* _Goal_:
Leave the pictures out, and output exactly the lines from the one containing "Convert this chart to Plotly code." through the one containing "return (p - ML) / plot_w".

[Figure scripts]
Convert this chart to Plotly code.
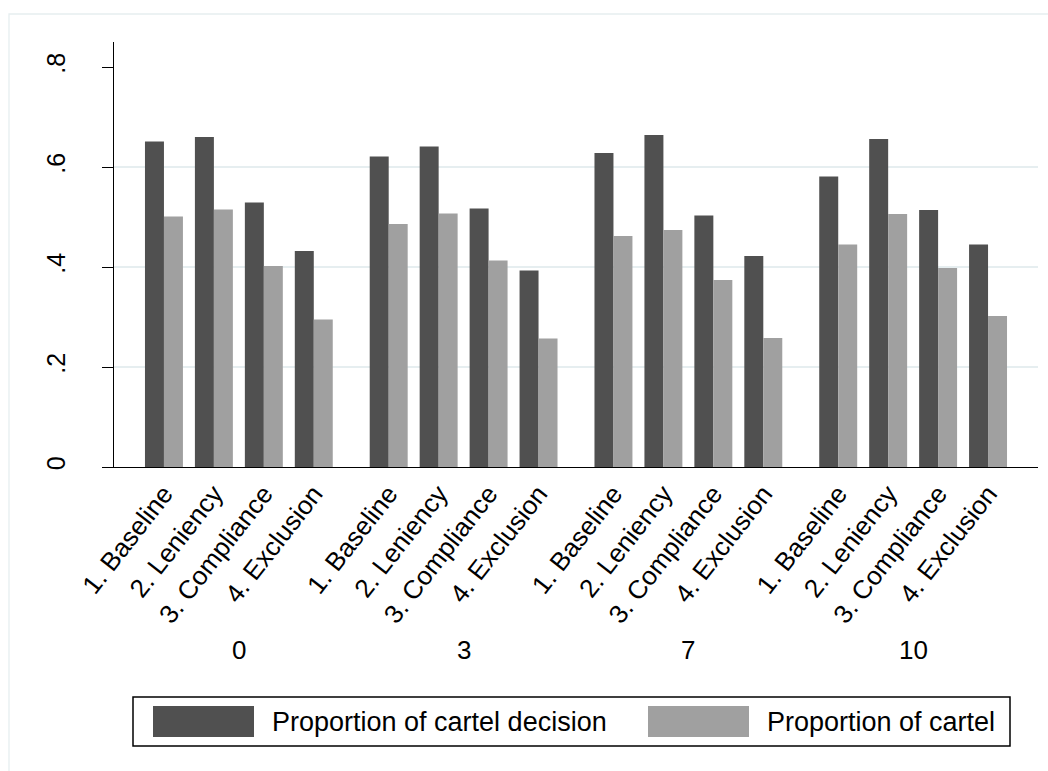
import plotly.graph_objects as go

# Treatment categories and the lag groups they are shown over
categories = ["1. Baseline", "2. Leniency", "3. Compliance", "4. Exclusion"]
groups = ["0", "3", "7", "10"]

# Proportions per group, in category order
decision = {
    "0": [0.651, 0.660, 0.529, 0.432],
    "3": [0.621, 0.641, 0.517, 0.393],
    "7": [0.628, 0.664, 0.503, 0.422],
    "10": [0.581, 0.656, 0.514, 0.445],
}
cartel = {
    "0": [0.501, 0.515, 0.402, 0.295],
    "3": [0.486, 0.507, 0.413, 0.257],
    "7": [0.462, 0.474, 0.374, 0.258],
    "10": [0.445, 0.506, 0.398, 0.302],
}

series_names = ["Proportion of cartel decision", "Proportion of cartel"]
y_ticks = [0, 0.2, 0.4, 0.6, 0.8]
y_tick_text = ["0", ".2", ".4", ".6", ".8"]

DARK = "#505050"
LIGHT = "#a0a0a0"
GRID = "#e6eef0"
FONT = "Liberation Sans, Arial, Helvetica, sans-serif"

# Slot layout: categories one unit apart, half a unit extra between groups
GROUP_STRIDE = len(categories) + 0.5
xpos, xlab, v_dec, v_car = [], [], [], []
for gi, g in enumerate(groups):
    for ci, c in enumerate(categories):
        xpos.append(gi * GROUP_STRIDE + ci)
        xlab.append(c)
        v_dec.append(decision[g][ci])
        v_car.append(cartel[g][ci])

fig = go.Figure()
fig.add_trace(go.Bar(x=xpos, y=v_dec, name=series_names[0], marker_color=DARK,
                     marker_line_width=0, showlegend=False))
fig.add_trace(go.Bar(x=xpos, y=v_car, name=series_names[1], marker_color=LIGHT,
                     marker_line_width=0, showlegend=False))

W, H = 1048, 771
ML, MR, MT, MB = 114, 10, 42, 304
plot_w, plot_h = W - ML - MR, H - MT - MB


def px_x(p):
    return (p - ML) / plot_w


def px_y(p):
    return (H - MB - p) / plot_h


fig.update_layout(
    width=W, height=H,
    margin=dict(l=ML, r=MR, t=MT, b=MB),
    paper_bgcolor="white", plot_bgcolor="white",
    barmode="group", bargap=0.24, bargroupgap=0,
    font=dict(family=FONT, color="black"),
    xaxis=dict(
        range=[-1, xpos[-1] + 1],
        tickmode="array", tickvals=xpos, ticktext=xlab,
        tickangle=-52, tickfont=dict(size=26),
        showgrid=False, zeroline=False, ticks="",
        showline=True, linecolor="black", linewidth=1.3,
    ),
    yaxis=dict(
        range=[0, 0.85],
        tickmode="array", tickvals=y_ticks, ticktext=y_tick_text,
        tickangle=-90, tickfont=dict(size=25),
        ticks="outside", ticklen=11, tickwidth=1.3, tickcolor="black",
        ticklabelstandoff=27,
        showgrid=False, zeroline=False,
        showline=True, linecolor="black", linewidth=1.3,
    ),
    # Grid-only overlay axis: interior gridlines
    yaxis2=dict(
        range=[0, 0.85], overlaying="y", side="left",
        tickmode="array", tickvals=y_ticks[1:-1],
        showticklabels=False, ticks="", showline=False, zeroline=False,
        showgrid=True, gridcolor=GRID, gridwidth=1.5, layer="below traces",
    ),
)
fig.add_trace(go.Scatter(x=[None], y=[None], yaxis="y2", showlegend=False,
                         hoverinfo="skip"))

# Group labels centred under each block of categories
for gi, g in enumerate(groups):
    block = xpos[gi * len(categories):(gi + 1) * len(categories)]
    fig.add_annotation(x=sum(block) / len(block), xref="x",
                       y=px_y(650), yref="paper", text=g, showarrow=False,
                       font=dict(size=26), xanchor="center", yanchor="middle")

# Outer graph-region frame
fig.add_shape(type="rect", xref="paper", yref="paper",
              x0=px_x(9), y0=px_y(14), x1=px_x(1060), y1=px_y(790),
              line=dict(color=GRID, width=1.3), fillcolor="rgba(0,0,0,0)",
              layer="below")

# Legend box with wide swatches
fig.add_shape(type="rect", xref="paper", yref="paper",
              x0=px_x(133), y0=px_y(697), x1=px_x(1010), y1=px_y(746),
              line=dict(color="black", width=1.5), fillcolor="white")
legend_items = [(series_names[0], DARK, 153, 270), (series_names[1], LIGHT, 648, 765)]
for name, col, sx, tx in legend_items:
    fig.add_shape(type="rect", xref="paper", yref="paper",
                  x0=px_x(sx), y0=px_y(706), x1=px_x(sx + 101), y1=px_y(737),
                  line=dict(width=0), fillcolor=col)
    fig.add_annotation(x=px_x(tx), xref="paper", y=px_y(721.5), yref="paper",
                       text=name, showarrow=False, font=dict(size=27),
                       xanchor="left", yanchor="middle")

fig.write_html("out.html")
---
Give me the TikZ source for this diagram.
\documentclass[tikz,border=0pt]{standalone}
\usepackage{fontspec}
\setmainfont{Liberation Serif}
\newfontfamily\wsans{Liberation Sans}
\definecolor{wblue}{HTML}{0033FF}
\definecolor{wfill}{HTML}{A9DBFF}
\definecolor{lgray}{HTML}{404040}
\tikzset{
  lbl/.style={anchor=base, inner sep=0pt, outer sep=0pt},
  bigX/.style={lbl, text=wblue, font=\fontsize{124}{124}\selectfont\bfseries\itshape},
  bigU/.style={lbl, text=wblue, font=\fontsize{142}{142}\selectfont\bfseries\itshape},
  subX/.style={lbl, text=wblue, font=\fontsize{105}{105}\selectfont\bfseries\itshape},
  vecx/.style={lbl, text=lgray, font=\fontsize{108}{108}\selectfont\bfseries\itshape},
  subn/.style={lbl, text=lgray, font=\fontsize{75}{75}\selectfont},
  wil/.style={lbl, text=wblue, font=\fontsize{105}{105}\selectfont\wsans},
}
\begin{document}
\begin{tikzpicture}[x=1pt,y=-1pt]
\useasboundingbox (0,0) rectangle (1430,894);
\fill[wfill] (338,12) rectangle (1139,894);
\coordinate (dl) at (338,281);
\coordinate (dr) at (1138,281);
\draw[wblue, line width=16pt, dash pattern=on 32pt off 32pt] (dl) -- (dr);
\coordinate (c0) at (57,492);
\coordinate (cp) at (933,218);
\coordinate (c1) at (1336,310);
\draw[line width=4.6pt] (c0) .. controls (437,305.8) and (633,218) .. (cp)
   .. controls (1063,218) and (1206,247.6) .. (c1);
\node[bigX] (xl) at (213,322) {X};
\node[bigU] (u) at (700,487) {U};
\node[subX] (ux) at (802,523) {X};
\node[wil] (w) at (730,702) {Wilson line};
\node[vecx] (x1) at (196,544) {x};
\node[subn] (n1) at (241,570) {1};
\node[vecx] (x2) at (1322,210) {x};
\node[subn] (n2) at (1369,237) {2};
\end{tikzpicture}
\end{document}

* _In response_:
Convert this chart to Plotly code.
import plotly.graph_objects as go

# Treatment categories and the lag groups they are shown over
categories = ["1. Baseline", "2. Leniency", "3. Compliance", "4. Exclusion"]
groups = ["0", "3", "7", "10"]

# Proportions per group, in category order
decision = {
    "0": [0.651, 0.660, 0.529, 0.432],
    "3": [0.621, 0.641, 0.517, 0.393],
    "7": [0.628, 0.664, 0.503, 0.422],
    "10": [0.581, 0.656, 0.514, 0.445],
}
cartel = {
    "0": [0.501, 0.515, 0.402, 0.295],
    "3": [0.486, 0.507, 0.413, 0.257],
    "7": [0.462, 0.474, 0.374, 0.258],
    "10": [0.445, 0.506, 0.398, 0.302],
}

series_names = ["Proportion of cartel decision", "Proportion of cartel"]
y_ticks = [0, 0.2, 0.4, 0.6, 0.8]
y_tick_text = ["0", ".2", ".4", ".6", ".8"]

DARK = "#505050"
LIGHT = "#a0a0a0"
GRID = "#e6eef0"
FONT = "Liberation Sans, Arial, Helvetica, sans-serif"

# Slot layout: categories one unit apart, half a unit extra between groups
GROUP_STRIDE = len(categories) + 0.5
xpos, xlab, v_dec, v_car = [], [], [], []
for gi, g in enumerate(groups):
    for ci, c in enumerate(categories):
        xpos.append(gi * GROUP_STRIDE + ci)
        xlab.append(c)
        v_dec.append(decision[g][ci])
        v_car.append(cartel[g][ci])

fig = go.Figure()
fig.add_trace(go.Bar(x=xpos, y=v_dec, name=series_names[0], marker_color=DARK,
                     marker_line_width=0, showlegend=False))
fig.add_trace(go.Bar(x=xpos, y=v_car, name=series_names[1], marker_color=LIGHT,
                     marker_line_width=0, showlegend=False))

W, H = 1048, 771
ML, MR, MT, MB = 114, 10, 42, 304
plot_w, plot_h = W - ML - MR, H - MT - MB


def px_x(p):
    return (p - ML) / plot_w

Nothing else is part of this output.